Some Russians said they would support Putin’s United Russia, while others noted they had so far seen nothing from it but empty promises.

Anastasia Levchenko, a former United Russia supporter from the Pacific city of Vladivostok, said the ruling party had done virtually nothing over the past four years. “I am disappointed,” said the 62-year-old retiree, adding she voted for left-leaning party A Just Russia.

But Nikolai Ponomaryov, a warrant officer from the Marshal Shaposhnikov anti-submarine warship based in the Pacific port, said he voted for Putin’s party because he saw changes for the better.

“Already this spring my family will get an apartment in a new district,” he said, noting that Putin’s party was defending the interests of the army and that he also expected a salary hike from January.

“I link these changes with the work of United Russia,” he said as his uniformed colleagues queued outside a polling station early Sunday.

Election officials in the resource-rich region of Chukotka populated by deer herders said voters were braving freezing temperatures as they realized the significance of electing parliament for the next five years.

“Despite temperatures of 26 degrees below zero voters are coming to polling stations,” said Konstantin Mikhailov, head of the election commission in the city of Anadyr in Chukotka half of which lies above the Arctic circle.

Putin, who was recently booed at a martial arts fight ― a first in his decade in power ― and President Dmitry Medvedev made clear they did not want to see a squabbling parliament like in the 1990s under Boris Yeltsin.

“If someone wants to watch a show, then they need to go to the circus, the movies or theatre,” Putin told workers at a shipyard in Saint Petersburg, urging Russians to vote for his party.

Analysts say United Russia had initially hoped to repeat the success of the last parliamentary elections in 2007 when it secured a landslide majority of

64.3 percent and received 315 seats in the Duma.

But with support for Putin and his party crumbling, United Russia is expected to win just over half the vote, according to pollsters.
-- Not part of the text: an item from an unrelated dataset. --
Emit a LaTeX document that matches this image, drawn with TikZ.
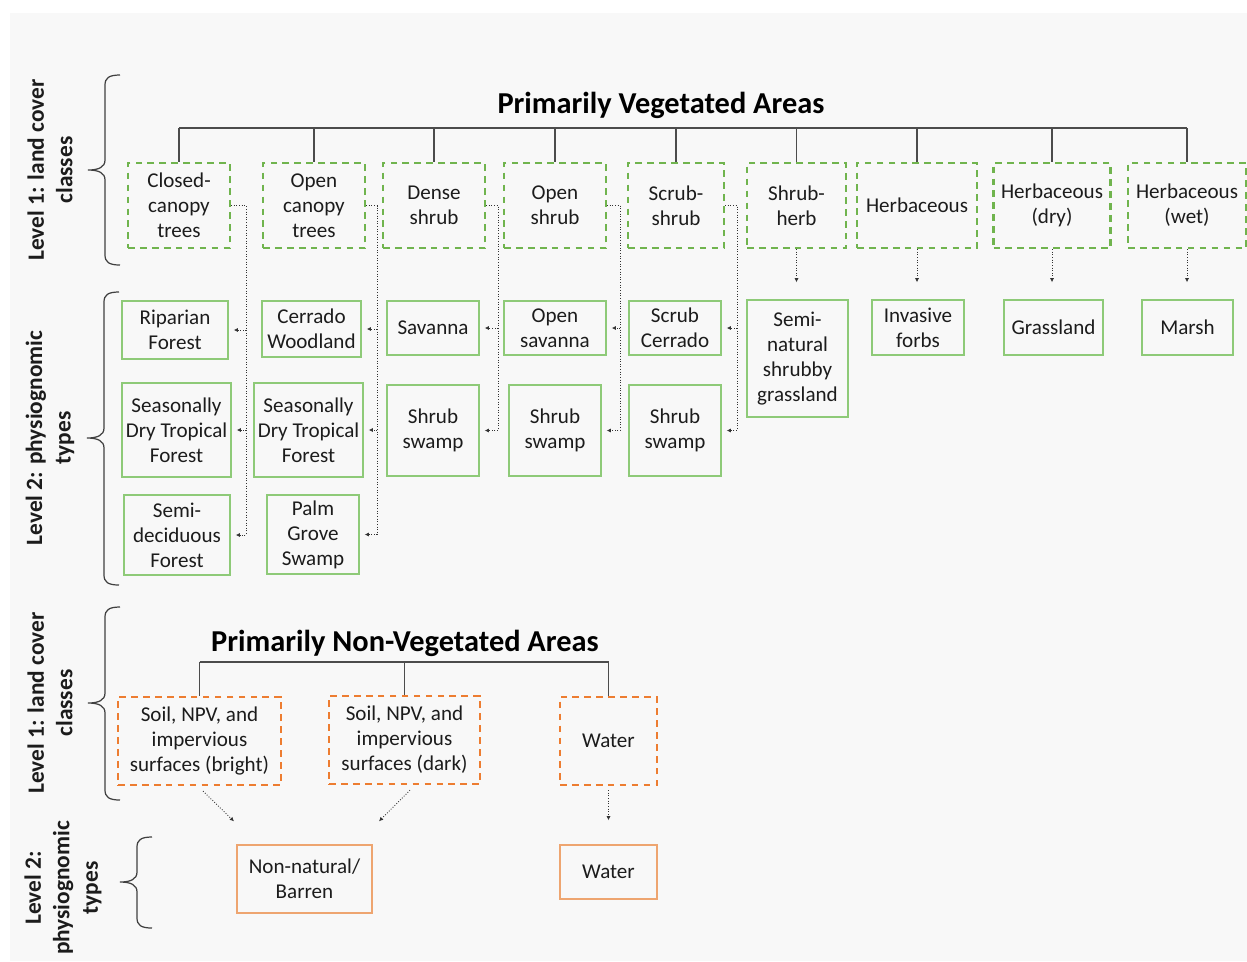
\documentclass[tikz,border=0pt]{standalone}
\usepackage{fontspec}
\setmainfont{Carlito}
\usetikzlibrary{arrows.meta}
\definecolor{vegdash}{RGB}{112,180,78}
\definecolor{vegline}{RGB}{142,202,120}
\definecolor{soildash}{RGB}{237,125,49}
\definecolor{soilline}{RGB}{238,165,112}
\definecolor{inkgray}{RGB}{28,28,28}
\definecolor{panelgray}{RGB}{248,248,248}
\tikzset{
  tree edge/.style={line width=0.9pt,draw=black!70},
  class box/.style={
    draw=vegdash,
    dash pattern=on 3.8pt off 3pt,
    line width=1.25pt,
    align=center,
    inner sep=0pt,
    text=inkgray,
    font=\fontsize{12}{14.2}\selectfont
  },
  type box/.style={
    draw=vegline,
    line width=0.8pt,
    align=center,
    inner sep=0pt,
    text=inkgray,
    font=\fontsize{12}{14.2}\selectfont
  },
  soil/.style={draw=soildash},
  soil type/.style={draw=soilline},
  box size/.style 2 args={minimum width=#1*0.02cm,minimum height=#2*0.02cm},
  link/.style={densely dotted,line width=0.5pt,draw=black!80,
    -{Latex[length=2.4pt,width=2.4pt]},shorten >=0.1cm},
  heading/.style={font=\fontsize{17.3}{20}\selectfont\bfseries,text=black},
  side label/.style={rotate=90,align=center,text=inkgray,
    font=\fontsize{13.3}{16.2}\selectfont\bfseries},
  side brace/.style={line width=0.7pt,draw=black!75}
}
\newcommand{\levelbrace}[4]{%
  \draw[side brace]
    ({#1+15},{#2}) .. controls ({#1+4},{#2}) and (#1,{#2+3}) .. (#1,{#2+10})
    -- (#1,{#4-10}) .. controls (#1,{#4-3}) and ({#1-6},{#4}) .. ({#1-17},{#4})
    .. controls ({#1-6},{#4}) and (#1,{#4+3}) .. (#1,{#4+10})
    -- (#1,{#3-10}) .. controls (#1,{#3-3}) and ({#1+4},{#3}) .. ({#1+15},{#3});%
}
\begin{document}
\begin{tikzpicture}[x=0.02cm,y=-0.02cm]
  \useasboundingbox (0,0) rectangle (1247,961);
  \fill[panelgray] (10,13) rectangle (1247,961);

  % side labels and braces
  \node[side label] (lvone) at (50,170) {Level 1: land cover\\classes};
  \node[side label] (lvtwo) at (50,438) {Level 2: physiognomic\\types};
  \node[side label] (nvone) at (50,703) {Level 1: land cover\\classes};
  \node[side label] (nvtwo) at (63,888) {Level 2:\\physiognomic\\types};
  \levelbrace{105}{75}{265}{170}
  \levelbrace{104}{292}{585}{438}
  \levelbrace{105}{607}{800}{703}
  \levelbrace{137}{837}{928}{882}

  % vegetated classes
  \node[heading] (vegtitle) at (661,105) {Primarily Vegetated Areas};
  \coordinate (vegbar) at (0,128);
  \node[class box,box size={102}{85}] (cct) at (179,205.5) {Closed-\\canopy\\trees};
  \node[class box,box size={102}{85}] (oct) at (314,205.5) {Open\\canopy\\trees};
  \node[class box,box size={102}{85}] (dsh) at (434,205.5) {Dense\\shrub};
  \node[class box,box size={102}{85}] (osh) at (555,205.5) {Open\\shrub};
  \node[class box,box size={96}{85}] (ssh) at (676,205.5) {Scrub-\\shrub};
  \node[class box,box size={99}{85}] (shh) at (796.5,205.5) {Shrub-\\herb};
  \node[class box,box size={120}{85}] (hrb) at (917,205.5) {Herbaceous};
  \node[class box,box size={117}{85}] (hdy) at (1052,205.5) {Herbaceous\\(dry)};
  \node[class box,box size={118}{85}] (hwt) at (1187,205.5) {Herbaceous\\(wet)};
  \draw[tree edge] (cct.north |- vegbar) -- (hwt.north |- vegbar);
  \foreach \n in {cct,oct,dsh,osh,ssh,shh,hrb,hdy,hwt} {
    \draw[tree edge] (\n.north) -- (\n.north |- vegbar);
  }

  % vegetated types
  \node[type box,box size={106}{58}] (rip) at (175,330) {Riparian\\Forest};
  \node[type box,box size={109}{94}] (sdta) at (176.5,430) {Seasonally\\Dry Tropical\\Forest};
  \node[type box,box size={106}{80}] (sdf) at (177,535) {Semi-\\deciduous\\Forest};
  \node[type box,box size={99}{56}] (cer) at (311.5,329) {Cerrado\\Woodland};
  \node[type box,box size={109}{94}] (sdtb) at (308.5,430) {Seasonally\\Dry Tropical\\Forest};
  \node[type box,box size={92}{79}] (pgs) at (313,534.5) {Palm\\Grove\\Swamp};
  \node[type box,box size={92}{54}] (sav) at (433,328) {Savanna};
  \node[type box,box size={92}{91}] (swa) at (433,430.5) {Shrub\\swamp};
  \node[type box,box size={102}{54}] (osv) at (555,328) {Open\\savanna};
  \node[type box,box size={92}{91}] (swb) at (555,430.5) {Shrub\\swamp};
  \node[type box,box size={92}{54}] (scc) at (675,328) {Scrub\\Cerrado};
  \node[type box,box size={92}{91}] (swc) at (675,430.5) {Shrub\\swamp};
  \node[type box,box size={101}{117}] (sng) at (797.5,358.5) {Semi-\\natural\\shrubby\\grassland};
  \node[type box,box size={92}{55}] (inf) at (918,327.5) {Invasive\\forbs};
  \node[type box,box size={99}{55}] (grs) at (1053.5,327.5) {Grassland};
  \node[type box,box size={91}{55}] (msh) at (1187.5,327.5) {Marsh};

  % dotted rails
  \path (cct.east) ++(15,0) coordinate (cctr);
  \path (oct.east) ++(11,0) coordinate (octr);
  \path (dsh.east) ++(12,0) coordinate (dshr);
  \path (osh.east) ++(13,0) coordinate (oshr);
  \path (ssh.east) ++(12,0) coordinate (sshr);
  \draw[link] (cct.east) -- (cctr) |- (sdf.east);
  \draw[link] (cctr |- rip.east) -- (rip.east);
  \draw[link] (cctr |- sdta.east) -- (sdta.east);
  \draw[link] (oct.east) -- (octr) |- (pgs.east);
  \draw[link] (octr |- cer.east) -- (cer.east);
  \draw[link] (octr |- sdtb.east) -- (sdtb.east);
  \draw[link] (dsh.east) -- (dshr) |- (swa.east);
  \draw[link] (dshr |- sav.east) -- (sav.east);
  \draw[link] (osh.east) -- (oshr) |- (swb.east);
  \draw[link] (oshr |- osv.east) -- (osv.east);
  \draw[link] (ssh.east) -- (sshr) |- (swc.east);
  \draw[link] (sshr |- scc.east) -- (scc.east);
  \draw[link,shorten >=0.34cm] (shh.south) -- (shh.south |- sng.north);
  \draw[link,shorten >=0.34cm] (hrb.south) -- (hrb.south |- inf.north);
  \draw[link,shorten >=0.34cm] (hdy.south) -- (hdy.south |- grs.north);
  \draw[link,shorten >=0.34cm] (hwt.south) -- (hwt.south |- msh.north);

  % non-vegetated classes
  \node[heading] (soiltitle) at (405,643) {Primarily Non-Vegetated Areas};
  \coordinate (soilbar) at (0,662);
  \node[class box,soil,box size={163}{88}] (sbr) at (199.5,741) {Soil, NPV, and\\impervious\\surfaces (bright)};
  \node[class box,soil,box size={151}{88}] (sdk) at (404.5,740) {Soil, NPV, and\\impervious\\surfaces (dark)};
  \node[class box,soil,box size={97}{88}] (wta) at (608.5,741) {Water};
  \draw[tree edge] (sbr.north |- soilbar) -- (wta.north |- soilbar);
  \foreach \n in {sbr,sdk,wta} {
    \draw[tree edge] (\n.north) -- (\n.north |- soilbar);
  }

  % non-vegetated types
  \node[type box,soil type,box size={135}{68}] (nnb) at (304.5,879) {Non-natural/\\Barren};
  \node[type box,soil type,box size={97}{54}] (wtb) at (608.5,872) {Water};
  \draw[link,shorten >=0pt] ([shift={(3.5,5)}]sbr.south) -- ([shift={(-70.5,-23)}]nnb.north);
  \draw[link,shorten >=0pt] ([shift={(5.5,5)}]sdk.south) -- ([shift={(74.5,-23)}]nnb.north);
  \draw[link,shorten <=0.08cm,shorten >=0.48cm] (wta.south) -- (wtb.north);

\end{tikzpicture}
\end{document}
Independent observers and opposition parties expect authorities to skew polling results in favor of United Russia and say the only major intrigue would be the scale of falsifications to secure victory for Putin’s party.

In the run-up to the vote, Russia’s independent monitor group Golos (Voice) claimed rampant violations in the election campaign including pressure to vote for United Russia, incurring Putin’s wrath.

Speaking last weekend, Putin lashed out at Western attempts to “influence the course of the election campaign” through Russian NGOs, warning this was “money thrown to the wind.”

Following Putin’s address, Golos has become the target of what its supporters say is an unprecedented campaign of intimidation, a treatment reserved for top Kremlin enemies.

On Friday, Golos was fined nearly $1,000 and became the subject of a prime time television program that accused the “ostensibly independent observers”

of acting in the interests of the US government.

Customs officials held Golos head Lilia Shibanova for 12 hours at Moscow’s Sheremetyevo airport and confiscated her laptop on Saturday.

The observers’ key “Map of violations” website documenting claims of campaign fraud through audio and video evidence sent by ordinary Russians became the target of a distributed denial of service attack and was offline Sunday.